Google’s Matt Cutts gives his company and his CEO hearty pats on the back for working to ensure that customers can gain access to the information they feed into Google’s databases. With Google, he claims, you don’t feel “trapped.” You can always pull your information out of the comapny’s systems and cart if off to another vendor. He lists the various Google applications that let you – if you’re fairly computer-savvy, that is – export your data: Gmail, Search, Docs, Spreadsheet, Calendar, Talk, Reader, Blogger, AdWords, Groups, Analytics.
The back pats are in general well deserved. Google has a strong record of supporting open formats and data portability.

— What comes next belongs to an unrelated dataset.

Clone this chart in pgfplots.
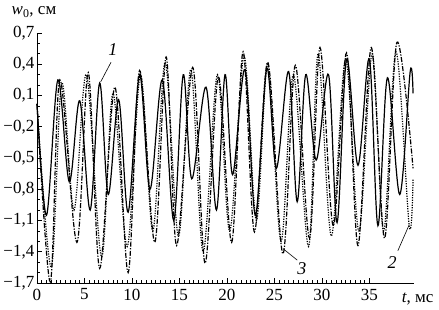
\documentclass[border=0pt]{standalone}
\usepackage{fontspec}
\setmainfont{Liberation Serif}
\usepackage{pgfplots}
\pgfplotsset{compat=1.18}
\begin{document}
\fontsize{17}{19}\selectfont
\begin{tikzpicture}
\begin{axis}[
  scale only axis, width=377pt, height=250pt,
  xmin=0, xmax=39.7, ymin=-1.7, ymax=0.7,
  axis x line=bottom, axis y line=left,
  axis line style={-, line width=0.8pt},
  tick align=inside,
  major tick length=5pt, minor tick length=3pt,
  every tick/.style={black, line width=0.7pt},
  xtick={0,5,10,15,20,25,30,35},
  xticklabels={0,5,10,15,20,25,30,35},
  minor x tick num=9,
  ytick={-1.7,-1.4,-1.1,-0.8,-0.5,-0.2,0.1,0.4,0.7},
  yticklabels={{−1,7},{−1,4},{−1,1},{−0,8},{−0,5},{−0,2},{0,1},{0,4},{0,7}},
  minor y tick num=2,
  ticklabel style={font=\fontsize{17}{19}\selectfont},
  yticklabel style={inner xsep=0.5pt, xshift=-2pt},
  clip=false,
]
\addplot[black, line width=1.2pt, smooth, tension=0.55] coordinates {
(0,0.02)(1.0,-1.05)(2.2,0.25)(3.4,-0.73)(4.5,0.05)(5.6,-1.0)(6.6,0.22)(7.5,-0.85)(8.6,0.06)(9.6,-1.02)(10.8,0.3)(11.9,-0.8)(13.2,0.25)(14.4,-1.1)(15.4,0.3)(16.3,-0.7)(17.8,0.18)(18.9,-1.0)(19.8,0.3)(20.6,-0.66)(21.9,0.35)(23.0,-1.05)(24.2,0.36)(25.2,-0.6)(26.5,0.33)(27.4,-0.92)(28.3,0.3)(29.4,-0.52)(30.7,0.3)(31.6,-1.12)(32.6,0.45)(33.8,-0.57)(35.0,0.45)(35.9,-1.15)(36.9,0.27)(38.2,-0.85)(39.3,0.33)(39.6,0.12)
};
\addplot[black, line width=1.2pt, smooth, tension=0.55, dash pattern=on 1.2pt off 1.3pt] coordinates {
(0,0.02)(1.5,-1.55)(2.6,0.22)(3.9,-1.0)(5.2,0.3)(6.8,-1.45)(8.0,0.12)(9.5,-1.35)(10.9,0.3)(12.2,-1.2)(13.5,0.42)(14.9,-1.25)(16.2,0.35)(17.5,-1.4)(19.0,0.3)(20.3,-1.2)(21.8,0.48)(23.1,-1.1)(24.3,0.4)(25.7,-1.3)(27.0,0.3)(28.6,-1.35)(29.6,0.5)(31.0,-1.25)(32.5,0.45)(33.9,-1.2)(35.3,0.5)(36.5,-1.2)(37.8,0.52)(39.2,-1.15)(39.6,-0.7)
};
\addplot[black, line width=1.2pt, smooth, tension=0.55, dash pattern=on 5pt off 1.5pt on 1.2pt off 1.5pt] coordinates {
(0,0.02)(1.4,-1.69)(2.4,0.25)(4.2,-1.31)(5.4,0.32)(6.6,-1.56)(8.2,0.18)(9.6,-1.6)(10.8,0.34)(12.4,-1.31)(13.6,0.47)(14.7,-1.34)(16.4,0.37)(17.7,-1.51)(19.1,0.28)(20.5,-1.31)(21.7,0.52)(22.9,-1.21)(24.3,0.42)(25.9,-1.42)(27.2,0.39)(28.7,-1.27)(29.8,0.56)(31.2,-1.15)(32.6,0.51)(33.8,-1.34)(35.2,0.56)(36.6,-1.27)(37.9,0.61)(39.6,-0.6)
};
\draw[black, line width=0.6pt] (axis cs:7.8,0.42) -- (axis cs:6.7,0.23);
\node[font=\fontsize{18}{20}\selectfont\itshape] at (axis cs:8.0,0.54) {1};
\draw[black, line width=0.6pt] (axis cs:25.9,-1.37) -- (axis cs:27.4,-1.48);
\node[font=\fontsize{18}{20}\selectfont\itshape] at (axis cs:27.9,-1.56) {3};
\draw[black, line width=0.6pt] (axis cs:38.0,-1.39) -- (axis cs:39.2,-1.14);
\node[font=\fontsize{18}{20}\selectfont\itshape] at (axis cs:37.4,-1.5) {2};
\node[font=\fontsize{17}{19}\selectfont] at ([xshift=-3pt,yshift=21pt]rel axis cs:0,1) {\textit{w}\textsubscript{0}, см};
\node[font=\fontsize{17}{19}\selectfont, anchor=base west] at ([xshift=-18pt,yshift=-20pt]rel axis cs:1,0) {\textit{t}, мс};
\end{axis}
\pgfresetboundingbox
\path ([shift={(-37pt,-27pt)}]current axis.south west) rectangle ([shift={(25pt,33pt)}]current axis.north east);
\end{tikzpicture}
\end{document}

But reading Cutts’s laundry list of applications into which customers funnel ever more of their data should also give us pause. As we consolidate more of our personal data into a single company’s databases – whether it’s Google or another firm – how “easy” is it, really, to withdraw our information? The answer is: It’s not easy at all. In a comment on Cutts’s post, Philipp Lenssen gets at this issue:
I agree that Google is rather open in these regards and allows you to export a lot. One thing to remember though is that as soon as Google products cross-integrate — e.g. a link from Gmail to add an event to Google Calendar — the costs for users of switching away are increased for any single product. As a practical example, let’s say I love Gmail and I hate Google Calendar, so I want to move to competitor Acme Calendar. Great, you guys offer exporting functionality for my events, so I’ll quickly move them from Acme. But you guys don’t allow me to set my preferred Gmail calendar integration software… so now I end up with a somewhat broken Gmail feature. This is not at all alarming on this scale, but it can be a problem for users down the road when Google heavily increases cross-integration (Google Checkout is being pushed in search result today, for example, cross-integrating another two theoretically “loosely coupled” services).
As Lenssen emphasizes in his comment, Google has, as a profit-making company, the right and the incentive to raise its customers’ switching costs. It’s a smart strategy. But it makes the self-satisifed claims of simple data portability sound at least a little disingenuous. Lenssen points out that “in the end, any company won’t ‘trap data’ for the sheer fun of it, but because they want to create a lock-in situation for their users to increase the costs of switching to competing products. So we need to look at the end result of whether or not the costs of switching are really ‘one click.'”
Google said last year that one of its core objectives going forward is “Store 100% of user data.” By 100%, it means 100%. The company wrote:
With infinite storage, we can house all user files, including: emails, web history, pictures, bookmarks, etc and make it accessible from anywhere (any device, any platform, etc) … As we move toward the “Store 100%” reality, the online copy of your data will become your Golden Copy and your local-machine copy serves more like a cache. An important implication … is that storing 100% of a user’s data makes each piece of data more valuable because it can be access[ed] across applications. For example: a user’s Orkut profile has more value when it’s accessible from Gmail (as addressbook), Lighthouse (as access list), etc.
There’s the Faustian rub. Keeping all your data in Google’s database will make the sharing of that data among different applications much easier and will allow you to do things you couldn’t do if the data was spread across many companies. At the same time, it raises the cost of extracting any chunk of the data and moving it elsewhere sky high. In a “Store 100%” world, the doors may be unlocked, but you ain’t going nowhere.
Not to mention all in a handy package for government access …
The common opinion in economics is that Google has this incentive—however, I am drafting a model that isolates situations where the incentive is actually to facilitate user’s departure. Namely, by removing the risk to adopt the wrong technology, the service encourages adoption. I’d love to share it around, but I doubt that you enjoy formal microeconomics (a discipline further from reality then quantum physics) and the understandable version still needs some work.
Guilty as charged Nick. And I’ve stopped worrying about it. First it was an innocent Gmail account, and then over time, the full Google Suite (with the exception of Jot Spot) has become the central axis and repository of my online activity.
Yes, I have some lingering angst over such a surrender. But the ease of use and single point of contact is just too convenient. Thus I will remain a docile dependent of the “Store 100%” model. For better or worse.
Nick, have a listen to Alan Kay speak about his project some time.